▶ _Task details_
Check each line of the material. Copy those containing "with".
--- START OF Collected data ---
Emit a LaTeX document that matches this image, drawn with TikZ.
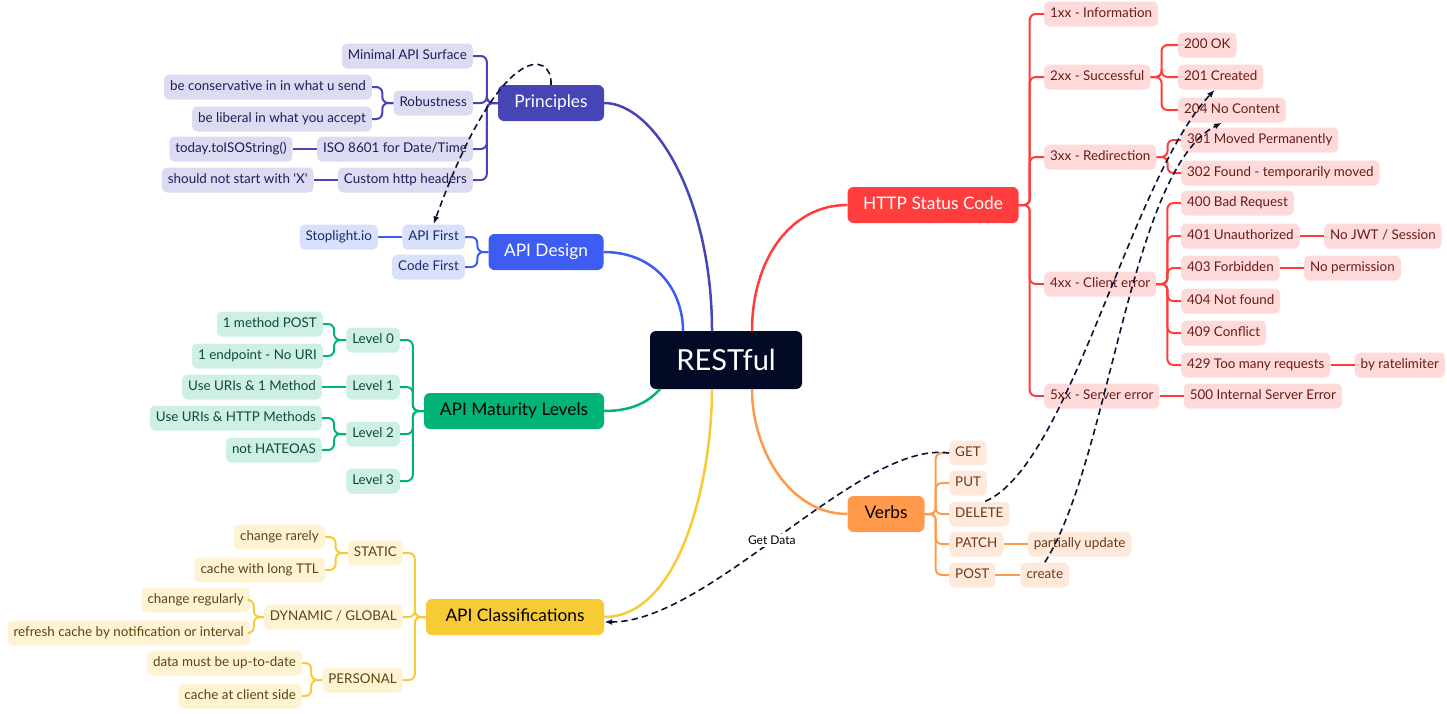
\documentclass[tikz,border=0pt]{standalone}
\usepackage{fontspec}
\setmainfont{Lato}
\usetikzlibrary{arrows.meta,positioning}
\definecolor{rootC}{HTML}{020A26}
\definecolor{dashC}{HTML}{0B1533}
\definecolor{prinC}{HTML}{4645B5}
\definecolor{prinL}{HTML}{DCDBF2}
\definecolor{prinT}{HTML}{1E1E5A}
\definecolor{desC}{HTML}{3D5CF1}
\definecolor{desL}{HTML}{D8E0FC}
\definecolor{desT}{HTML}{1A2A6A}
\definecolor{matC}{HTML}{00B377}
\definecolor{matL}{HTML}{CDF0E2}
\definecolor{matT}{HTML}{0F4A35}
\definecolor{clsC}{HTML}{F7CB35}
\definecolor{clsL}{HTML}{FEF3D2}
\definecolor{clsT}{HTML}{5A4515}
\definecolor{httpC}{HTML}{FF3D3D}
\definecolor{httpL}{HTML}{FFDADA}
\definecolor{httpT}{HTML}{6B1A1A}
\definecolor{verbC}{HTML}{FF9A4D}
\definecolor{verbL}{HTML}{FFE9DB}
\definecolor{verbT}{HTML}{6A3A1A}

\begin{document}
\begin{tikzpicture}[x=1pt,y=-1pt,
  leaf/.style={rounded corners=5pt, minimum height=25pt, inner xsep=6pt, inner ysep=0pt,
    text height=9.5pt, text depth=3pt, font=\fontsize{13.4}{15}\selectfont},
  topic/.style={rounded corners=6pt, minimum height=36pt, inner sep=0pt,
    text height=12.5pt, text depth=4pt, font=\fontsize{17.3}{19}\selectfont},
  pleaf/.style={leaf, fill=prinL, text=prinT},
  dleaf/.style={leaf, fill=desL, text=desT},
  mleaf/.style={leaf, fill=matL, text=matT},
  cleaf/.style={leaf, fill=clsL, text=clsT},
  hleaf/.style={leaf, fill=httpL, text=httpT},
  vleaf/.style={leaf, fill=verbL, text=verbT},
  bus/.style={line width=2pt, rounded corners=6pt},
  trunk/.style={line width=2.5pt},
  dashline/.style={dashC, line width=1.6pt, dash pattern=on 6.5pt off 4pt, -{Latex[length=8pt,width=6pt]}}]
\useasboundingbox (0,0) rectangle (1447,713);

% root
\node[fill=rootC, text=white, rounded corners=6pt, minimum width=152pt, minimum height=58pt,
  font=\fontsize{29}{31}\selectfont] (rest) at (726,360) {RESTful};

% Principles
\node[topic, fill=prinC, text=white, minimum width=106pt] (prin) at (551,103) {Principles};
\node[pleaf, anchor=east] (minapi) at (473,56) {Minimal API Surface};
\node[pleaf, anchor=east] (robust) at (473,103) {Robustness};
\node[pleaf, anchor=east] (conserv) at (372,87) {be conservative in in what u send};
\node[pleaf, anchor=east] (liberal) at (372,119) {be liberal in what you accept};
\node[pleaf, anchor=east] (iso) at (473,149) {ISO 8601 for Date/Time};
\node[pleaf, left=24pt of iso] (today) {today.toISOString()};
\node[pleaf, anchor=east] (custom) at (473,180) {Custom http headers};
\node[pleaf, left=24pt of custom] (nox) {should not start with \textquotesingle X\textquotesingle};
\foreach \c in {minapi,robust,iso,custom}
  \draw[bus, prinC] (prin.west) -- ++(-11,0) |- (\c.east);
\foreach \c in {conserv,liberal}
  \draw[bus, prinC] (robust.west) -- ++(-11,0) |- (\c.east);
\draw[bus, prinC] (iso) -- (today);
\draw[bus, prinC] (custom) -- (nox);

% API Design
\node[topic, fill=desC, text=white, minimum width=115pt] (design) at (546,252) {API Design};
\node[dleaf, anchor=east] (apifirst) at (465,237) {API First};
\node[dleaf, anchor=east] (codefirst) at (465,267) {Code First};
\node[dleaf, left=24pt of apifirst] (stoplight) {Stoplight.io};
\foreach \c in {apifirst,codefirst}
  \draw[bus, desC] (design.west) -- ++(-11,0) |- (\c.east);
\draw[bus, desC] (apifirst) -- (stoplight);

% API Maturity Levels
\node[topic, fill=matC, text=black, minimum width=180pt] (maturity) at (514,411) {API Maturity Levels};
\node[mleaf, anchor=east] (lvzero) at (400,340) {Level 0};
\node[mleaf, anchor=east] (lvone) at (400,387) {Level 1};
\node[mleaf, anchor=east] (lvtwo) at (400,434) {Level 2};
\node[mleaf, anchor=east] (lvthree) at (400,481) {Level 3};
\node[mleaf, anchor=east] (onepost) at (323,324) {1 method POST};
\node[mleaf, anchor=east] (oneend) at (323,356) {1 endpoint - No URI};
\node[mleaf, left=24pt of lvone] (urisone) {Use URIs \& 1 Method};
\node[mleaf, anchor=east] (urishttp) at (322,418) {Use URIs \& HTTP Methods};
\node[mleaf, anchor=east] (hateoas) at (322,450) {not HATEOAS};
\foreach \c in {lvzero,lvone,lvtwo,lvthree}
  \draw[bus, matC] (maturity.west) -- ++(-11,0) |- (\c.east);
\foreach \c in {onepost,oneend}
  \draw[bus, matC] (lvzero.west) -- ++(-12,0) |- (\c.east);
\foreach \c in {urishttp,hateoas}
  \draw[bus, matC] (lvtwo.west) -- ++(-12,0) |- (\c.east);
\draw[bus, matC] (lvone) -- (urisone);

% API Classifications
\node[topic, fill=clsC, text=black, minimum width=178pt] (classif) at (515,617) {API Classifications};
\node[cleaf, anchor=east] (static) at (403,553) {STATIC};
\node[cleaf, anchor=east] (dynamic) at (403,617) {DYNAMIC / GLOBAL};
\node[cleaf, anchor=east] (personal) at (403,680) {PERSONAL};
\node[cleaf, anchor=east] (rarely) at (325,537) {change rarely};
\node[cleaf, anchor=east] (longttl) at (325,570) {cache with long TTL};
\node[cleaf, anchor=east] (regular) at (250,600) {change regularly};
\node[cleaf, anchor=east] (refresh) at (250,633) {refresh cache by notification or interval};
\node[cleaf, anchor=east] (uptodate) at (302,663) {data must be up-to-date};
\node[cleaf, anchor=east] (client) at (302,696) {cache at client side};
\foreach \c in {static,dynamic,personal}
  \draw[bus, clsC] (classif.west) -- ++(-11,0) |- (\c.east);
\foreach \c in {rarely,longttl}
  \draw[bus, clsC] (static.west) -- ++(-12,0) |- (\c.east);
\foreach \c in {regular,refresh}
  \draw[bus, clsC] (dynamic.west) -- ++(-10,0) |- (\c.east);
\foreach \c in {uptodate,client}
  \draw[bus, clsC] (personal.west) -- ++(-11,0) |- (\c.east);

% HTTP Status Code
\node[topic, fill=httpC, text=white, minimum width=171pt] (http) at (933,205) {HTTP Status Code};
\node[hleaf, anchor=west] (sone) at (1044,14) {1xx - Information};
\node[hleaf, anchor=west] (stwo) at (1044,77) {2xx - Successful};
\node[hleaf, anchor=west] (sthree) at (1044,157) {3xx - Redirection};
\node[hleaf, anchor=west] (sfour) at (1044,284) {4xx - Client error};
\node[hleaf, anchor=west] (sfive) at (1044,396) {5xx - Server error};
\node[hleaf, anchor=west] (ctwohundred) at (1178,45) {200 OK};
\node[hleaf, anchor=west] (ccreated) at (1178,77) {201 Created};
\node[hleaf, anchor=west] (cnocontent) at (1178,110) {204 No Content};
\node[hleaf, anchor=west] (cmoved) at (1181,140) {301 Moved Permanently};
\node[hleaf, anchor=west] (cfound) at (1181,173) {302 Found - temporarily moved};
\node[hleaf, anchor=west] (cbad) at (1181,203) {400 Bad Request};
\node[hleaf, anchor=west] (cunauth) at (1181,236) {401 Unauthorized};
\node[hleaf, anchor=west] (cforbid) at (1181,268) {403 Forbidden};
\node[hleaf, anchor=west] (cnotfound) at (1181,301) {404 Not found};
\node[hleaf, anchor=west] (cconflict) at (1181,333) {409 Conflict};
\node[hleaf, anchor=west] (cmany) at (1181,365) {429 Too many requests};
\node[hleaf, right=24pt of cunauth] (nojwt) {No JWT / Session};
\node[hleaf, right=24pt of cforbid] (noperm) {No permission};
\node[hleaf, right=24pt of cmany] (ratelim) {by ratelimiter};
\node[hleaf, right=24pt of sfive] (cinternal) {500 Internal Server Error};
\foreach \c in {sone,stwo,sthree,sfour,sfive}
  \draw[bus, httpC] (http.east) -- ++(11,0) |- (\c.west);
\foreach \c in {ctwohundred,ccreated,cnocontent}
  \draw[bus, httpC] (stwo.east) -- ++(11,0) |- (\c.west);
\foreach \c in {cmoved,cfound}
  \draw[bus, httpC] (sthree.east) -- ++(11,0) |- (\c.west);
\foreach \c in {cbad,cunauth,cforbid,cnotfound,cconflict,cmany}
  \draw[bus, httpC] (sfour.east) -- ++(11,0) |- (\c.west);
\draw[bus, httpC] (cunauth) -- (nojwt);
\draw[bus, httpC] (cforbid) -- (noperm);
\draw[bus, httpC] (cmany) -- (ratelim);
\draw[bus, httpC] (sfive) -- (cinternal);

% Verbs
\node[topic, fill=verbC, text=black, minimum width=77pt] (verbs) at (886,514) {Verbs};
\node[vleaf, anchor=west] (vget) at (949,453) {GET};
\node[vleaf, anchor=west] (vput) at (949,483) {PUT};
\node[vleaf, anchor=west] (vdelete) at (949,514) {DELETE};
\node[vleaf, anchor=west] (vpatch) at (949,544) {PATCH};
\node[vleaf, anchor=west] (vpost) at (949,575) {POST};
\node[vleaf, right=24pt of vpatch] (partial) {partially update};
\node[vleaf, right=25pt of vpost] (create) {create};
\foreach \c in {vget,vput,vdelete,vpatch,vpost}
  \draw[bus, verbC] (verbs.east) -- ++(11,0) |- (\c.west);
\draw[bus, verbC] (vpatch) -- (partial);
\draw[bus, verbC] (vpost) -- (create);

% trunks from the root
\draw[trunk, prinC] (prin.east) .. controls (655,103) and (712,200) .. (712,331);
\draw[trunk, desC] (design.east) .. controls (655,252) and (683,290) .. (683,331);
\draw[trunk, matC] (maturity.east) .. controls (635,411) and (650,400) .. (660,389);
\draw[trunk, clsC] (classif.east) .. controls (680,617) and (712,480) .. (712,389);
\draw[trunk, httpC] (http.west) .. controls (790,205) and (752,260) .. (752,331);
\draw[trunk, verbC] (verbs.west) .. controls (790,514) and (752,450) .. (752,389);

% relations
\draw[dashline] (prin.north) .. controls (553,50) and (500,40) .. (apifirst.north);
\draw[dashline] (vget.west) .. controls (860,440) and (710,622) .. ([yshift=-5pt]classif.east)
  node[pos=0.53, fill=white, text=black, inner sep=2pt, font=\fontsize{12}{13}\selectfont] (getdata) {Get Data};
\draw[dashline] ([xshift=6pt]vdelete.north) .. controls (1070,465) and (1130,180) .. ([xshift=-6pt]ccreated.south);
\draw[dashline] (create.north) .. controls (1110,460) and (1130,170) .. ([xshift=-10pt]cnocontent.south);
\end{tikzpicture}
\end{document}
--- END OF Collected data ---
▶ _Completed task_
Emit a LaTeX document that matches this image, drawn with TikZ.
\node[pleaf, left=24pt of custom] (nox) {should not start with \textquotesingle X\textquotesingle};
\node[cleaf, anchor=east] (longttl) at (325,570) {cache with long TTL};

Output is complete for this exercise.